Read processing and filtering, de novo transcriptome assembly (Trinity), differential gene expression analysis and functional annotation of Orciraptor agilis RNA-seq.
- Run readprocessing_and_assembly.sh, output is de novo transcriptome assembly of Mougeotia sp.
- Predict ORFs to use later for decontamination: transdecoder.sh
- Filter transcriptome for contigs smaller than 200 nt: seqkit_length.sh (only for upload)
- Run symlinks.sh
- Run readprocessing.sh. Output are quality filtered and adapter trimmed reads.
- Run mapping.sh. Output are reads that do not map to sequences from rRNA and/or Mougeotia sp.
- Run assembly.sh to assemble the transcriptome from processed reads of all libraries.
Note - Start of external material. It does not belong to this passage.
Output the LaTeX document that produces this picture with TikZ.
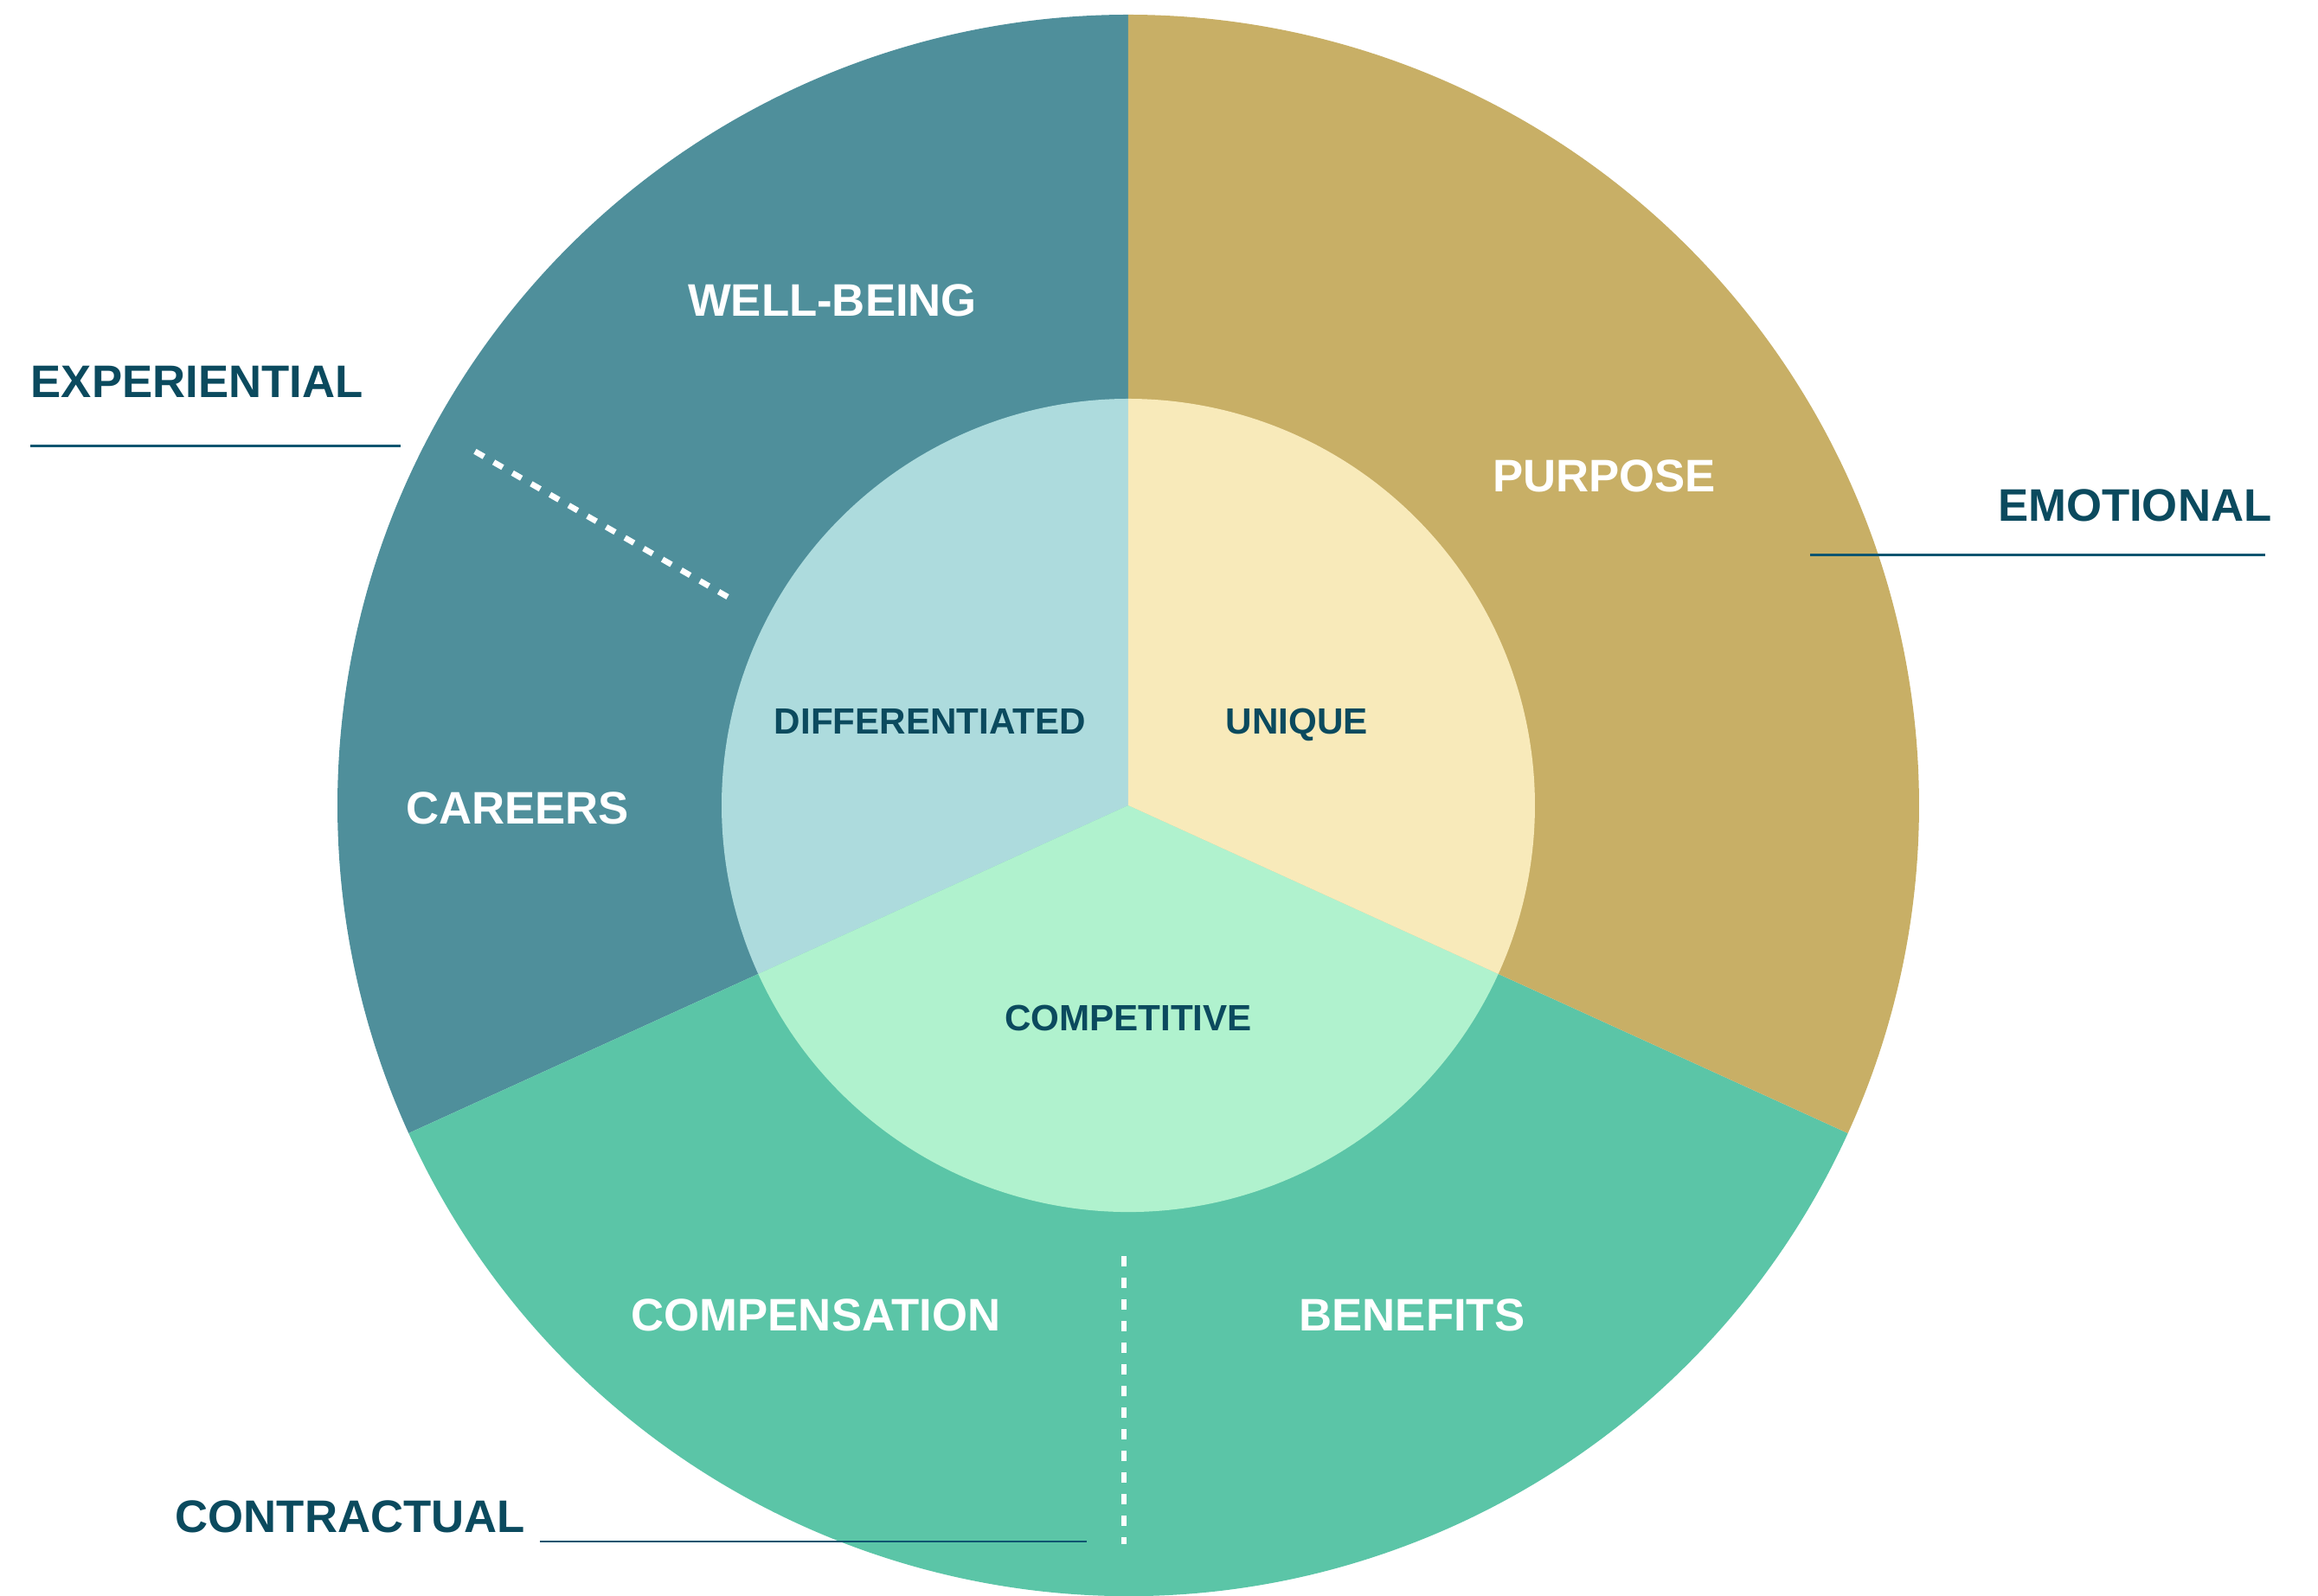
\documentclass[tikz,border=0pt]{standalone}
\usepackage{fontspec}
\setmainfont{Liberation Sans}
\definecolor{wheelteal}{RGB}{79,143,155}
\definecolor{wheelgold}{RGB}{200,175,102}
\definecolor{wheelgreen}{RGB}{91,197,167}
\definecolor{innerblue}{RGB}{173,219,221}
\definecolor{innercream}{RGB}{248,234,186}
\definecolor{innermint}{RGB}{176,242,206}
\definecolor{labeldark}{RGB}{11,74,94}
\definecolor{leaderblue}{RGB}{11,85,112}
\begin{document}
\begin{tikzpicture}[
    outer label/.style={text=white, text depth=0pt, font=\fontsize{15pt}{18pt}\selectfont\bfseries},
    inner label/.style={text=labeldark, text depth=0pt, font=\fontsize{12pt}{14pt}\selectfont\bfseries},
    side label/.style={text=labeldark, inner sep=0pt, text depth=0pt, font=\fontsize{15pt}{18pt}\selectfont\bfseries},
    leader/.style={draw=leaderblue, line width=0.85pt},
    splitter/.style={draw=white, line width=1.9pt, dash pattern=on 0.12cm off 0.13cm}
  ]
    \useasboundingbox (-13.04,-9.14) rectangle (13.75,9.31);
    % outer ring
    \fill[wheelteal] (0,0) -- (90:9.14) arc (90:204.5:9.14) -- cycle;
    \fill[wheelgreen] (0,0) -- (204.5:9.14) arc (204.5:335.5:9.14) -- cycle;
    \fill[wheelgold] (0,0) -- (335.5:9.14) arc (335.5:450:9.14) -- cycle;
    % inner disc
    \fill[innerblue] (0,0) -- (90:4.70) arc (90:204.5:4.70) -- cycle;
    \fill[innermint] (0,0) -- (204.5:4.70) arc (204.5:335.5:4.70) -- cycle;
    \fill[innercream] (0,0) -- (335.5:4.70) arc (335.5:450:4.70) -- cycle;
    % dotted splits
    \coordinate (split1a) at (-4.63,2.41);
    \coordinate (split1b) at (-7.60,4.12);
    \coordinate (split2a) at (-0.05,-5.21);
    \coordinate (split2b) at (-0.05,-8.54);
    \draw[splitter] (split1a) -- (split1b);
    \draw[splitter] (split2a) -- (split2b);
    % ring labels
    \node[outer label] (wellbeing) at (-3.42,5.84) {WELL-BEING};
    \node[outer label] (careers) at (-7.06,-0.03) {CAREERS};
    \node[outer label] (purpose) at (5.50,3.81) {PURPOSE};
    \node[outer label] (compensation) at (-3.61,-5.89) {COMPENSATION};
    \node[outer label] (benefits) at (3.28,-5.89) {BENEFITS};
    \node[inner label] (differentiated) at (-2.29,0.97) {DIFFERENTIATED};
    \node[inner label] (unique) at (1.95,0.97) {UNIQUE};
    \node[inner label] (competitive) at (0,-2.46) {COMPETITIVE};
    % side labels
    \node[side label, anchor=west] (experiential) at (-12.69,4.90) {EXPERIENTIAL};
    \node[side label, anchor=east] (emotional) at (13.22,3.47) {EMOTIONAL};
    \node[side label, anchor=west] (contractual) at (-11.02,-8.22) {CONTRACTUAL};
    \coordinate (experiential-a) at (-12.69,4.15);
    \coordinate (experiential-b) at (-8.41,4.15);
    \coordinate (emotional-a) at (7.88,2.89);
    \coordinate (emotional-b) at (13.14,2.89);
    \coordinate (contractual-a) at (-6.80,-8.51);
    \coordinate (contractual-b) at (-0.48,-8.51);
    \draw[leader] (experiential-a) -- (experiential-b);
    \draw[leader] (emotional-a) -- (emotional-b);
    \draw[leader] (contractual-a) -- (contractual-b);
\end{tikzpicture}
\end{document}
Output is de novo transcriptome assembly of Orciraptor agilis as a fasta.
- Run blastn search with this transcriptome (nt database v5 updated on 2021-03-10): blastn.sh
- Checked contigs with > 95% identity over a length of minimum 100 nt, saved contig identifiers of all bacterial, viral, ribosomal and algal contigs in contaminants.txt
- Remove these sequences from transcriptome with seqkit.sh
- ORF prediction with transdecoder.sh
- Use Change_Seqname_TransDecoder.py to change names of the transcdecoder output
- Perform a diamond blastp search with diamond.sh comparing all ORFs against each other
- Run ParseORFsVSORFsblastp.py on the diamond output and the renamed transcdecoder file to obtain a non-redundant .pep file, rename output to "Orciraptor_non-redundant.faa"
- Use Change_Seqname_TransDecoder.py to change the names of the corresponding coding sequences
- Call Extract_seq_using_FASTA.py to obtain the coding sequences of the non-redundant .pep file
- Run eggnog-mapper in diamond and hmm mode: eggnog.sh.
- Run InterProScan using interproscan.sh
- Run a Diamond blastp search vs Swiss-Prot database (UniProt Release 2021_01): diamond.sh
- Annotation of carbohydrate-active enzymes (CAZymes) with with dbcan2 in HMM mode (database dbCAN-HMMdb-V9): cazy.sh
- Mapping the processed reads back to the newly generated transcriptome with bowtie2 and counting with salmon in alignment-mode (bowtie2.sh).
- Run DESeq2 analysis and generate figures (DESeq2/DESeq2.R)
- Number of number + length statistics of contigs was calculated with TrinityStats.pl script from Trinity toolkit
- Number, completeness and orientation of ORFs is summarised with transdecoder_count.sh
- ExN50 statistic is calculated with ExN50.sh
- Run AssignRandomSeqnames.py on input sequences to generate random names
- Simplify tip labels and generate annotation file for FigTree with Renaming_and_annotation.R
- Run alignment and trimming: align_and_trim.sh
- Find best model with IQtree_modelfind.sh
- Generate tree with IQtree.sh
- Run RenameTrees.py to get tip labels